For your own data, I think interpolation is still needed. Even if you fix your sampling rate, the timestampe attached on each measurement may not follow the exact sampling rate (due to some background workload on the device). Interpolation can help to get "uniformly sampled" data used for FFT.

ceciljc · Answer 4 · Tue Jun 19 2018 11:00:15 GMT+0800 (China Standard Time)

so from the selected user a, it will generate 200 eval files including the null file too will be processed? what is exactly happen in this code:

`for idx in range(len(X)):
curLen = len(X[idx])
maskX.append([[1.0]]*curLen)
for addIdx in range(wide - curLen):
X[idx].append([paddingVal]*inputFeature)
maskX[idx].append([0.0])

for idx in range(len(evalX)):
curLen = len(evalX[idx])
evalMaskX.append([[1.0]]*curLen)
for addIdx in range(wide - curLen):
evalX[idx].append([paddingVal]*inputFeature)
evalMaskX[idx].append([0.0])`

Shuochao Yao · Answer 5 · Wed Jun 20 2018 22:20:44 GMT+0800 (China Standard Time)

Input data need to have the same shape. Some data samples are short, so we need to pad these samples with zero at the end.

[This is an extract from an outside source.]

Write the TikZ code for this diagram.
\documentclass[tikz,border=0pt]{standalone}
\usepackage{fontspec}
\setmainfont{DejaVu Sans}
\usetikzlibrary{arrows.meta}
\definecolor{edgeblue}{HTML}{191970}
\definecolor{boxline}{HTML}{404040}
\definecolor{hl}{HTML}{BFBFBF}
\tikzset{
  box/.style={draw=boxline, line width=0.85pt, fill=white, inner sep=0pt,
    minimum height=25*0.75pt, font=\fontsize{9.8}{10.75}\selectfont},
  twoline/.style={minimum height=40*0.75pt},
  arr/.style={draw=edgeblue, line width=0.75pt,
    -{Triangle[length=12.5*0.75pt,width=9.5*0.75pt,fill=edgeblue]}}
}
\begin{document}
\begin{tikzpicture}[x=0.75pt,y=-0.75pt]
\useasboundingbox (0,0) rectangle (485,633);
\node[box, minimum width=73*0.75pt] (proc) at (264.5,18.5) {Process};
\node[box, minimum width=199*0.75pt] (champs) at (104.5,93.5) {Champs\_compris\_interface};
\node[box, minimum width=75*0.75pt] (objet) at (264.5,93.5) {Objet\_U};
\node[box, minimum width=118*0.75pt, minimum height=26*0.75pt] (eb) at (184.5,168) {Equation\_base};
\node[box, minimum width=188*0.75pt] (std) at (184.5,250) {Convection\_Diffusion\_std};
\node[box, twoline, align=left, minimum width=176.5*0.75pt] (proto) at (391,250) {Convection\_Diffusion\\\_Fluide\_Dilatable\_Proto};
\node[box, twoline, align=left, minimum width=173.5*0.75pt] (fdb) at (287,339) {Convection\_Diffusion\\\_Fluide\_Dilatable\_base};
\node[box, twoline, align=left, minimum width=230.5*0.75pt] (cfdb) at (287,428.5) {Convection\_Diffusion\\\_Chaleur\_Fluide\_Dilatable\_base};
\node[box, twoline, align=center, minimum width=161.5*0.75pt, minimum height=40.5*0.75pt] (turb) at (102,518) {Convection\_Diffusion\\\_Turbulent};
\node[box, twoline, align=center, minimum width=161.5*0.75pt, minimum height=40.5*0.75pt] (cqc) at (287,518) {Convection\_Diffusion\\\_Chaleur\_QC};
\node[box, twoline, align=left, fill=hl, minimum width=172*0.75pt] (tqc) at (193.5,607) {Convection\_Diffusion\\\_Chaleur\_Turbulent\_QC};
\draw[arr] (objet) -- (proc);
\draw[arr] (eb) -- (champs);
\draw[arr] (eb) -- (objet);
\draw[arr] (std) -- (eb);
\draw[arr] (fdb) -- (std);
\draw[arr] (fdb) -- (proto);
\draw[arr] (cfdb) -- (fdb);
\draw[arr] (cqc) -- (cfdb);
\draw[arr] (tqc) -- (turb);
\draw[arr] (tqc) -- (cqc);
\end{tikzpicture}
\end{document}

And we will mark these zeros during training.

ceciljc · Answer 6 · Thu Jun 21 2018 10:10:39 GMT+0800 (China Standard Time)

Thank you for replying, one more thing from data preprocessing:

so from user a you have 28 files i.e a-gear_1-bike, a-gear_1-null, and so on, I still can't understand why from 28 files can generate 200 eval files, what is the idea of this preprocessing part? and also do you include file for example a-gear_1-null, a-gear_2-null, etc too to eval?

I haven't touched the DeepSense Framework yet because I want to understand how you preprocess the data first, currently I am studying about CNN from coursera, I hope later on if I have questions regarding to the DeepSense framework, you won't mind.

wanghaokevin · Answer 7 · Tue Nov 20 2018 17:01:34 GMT+0800 (China Standard Time)

Hi, I want to learn about DeepSense using my own gait data collection but for gait recognition purpose not for activity recognition, recorded with 50Hz in a csv files, with 150 participants, the format is timestamp followed by 3 axis acc and 3 axis gyro. How I should preprocess the data to become like your eval or train dataset?

because my sampling rate is fix to get 50 samples per seconds, should I still perform the time interpolation?

I would really appreciate it if you have some explanation about your dataset. Thank you

I have a similar dataset collected at 100Hz, Can you tell me how you preprocess your data?

YeZhang · Answer 8 · Mon Dec 07 2020 15:58:21 GMT+0800 (China Standard Time)

Hi,

Data measured with different people holding different devices. In the "one_user_out" mode, the code just pick the data from one particular user as the eval data with the left as the training.

For your own data, I think interpolation is still needed. Even if you fix your sampling rate, the timestampe attached on each measurement may not follow the exact sampling rate (due to some background workload on the device). Interpolation can help to get "uniformly sampled" data used for FFT.

Hi,
Sorry to disturb. Recently I downloaded Heterogeneity Activity Recognition Data Set from UCI Repository (link:https://archive.ics.uci.edu/ml/datasets/Heterogeneity+Activity+Recognition). When I tried to analyse the data, some questions confused me. First, for the phone dataset, why there exists the accelerometer data of Samsung Galaxy S+ (Samsungold) in Phones_accelerometer.csv, but there is no gyroscope data of Samsung Galaxy S+ (Samsungold) in Phones_gyroscope.csv? Second, why does the timestamp numbers of Phones_accelerometer.csv and Phones_gyroscope.csv have a large gap (the timestamps of Phones_gyroscope.csv is hundreds of thousands more than Phones_accelerometer.csv)? Last but not least, why the timestamps of nexus4-1-user-a is not continuous (e.g:suddenly increasing tens of thousands of seconds in 24675th row of Phones_gyroscope.csv)?

                                                                                                                                Looking forward for your reply!

                                                                                                                                                    Best wishes!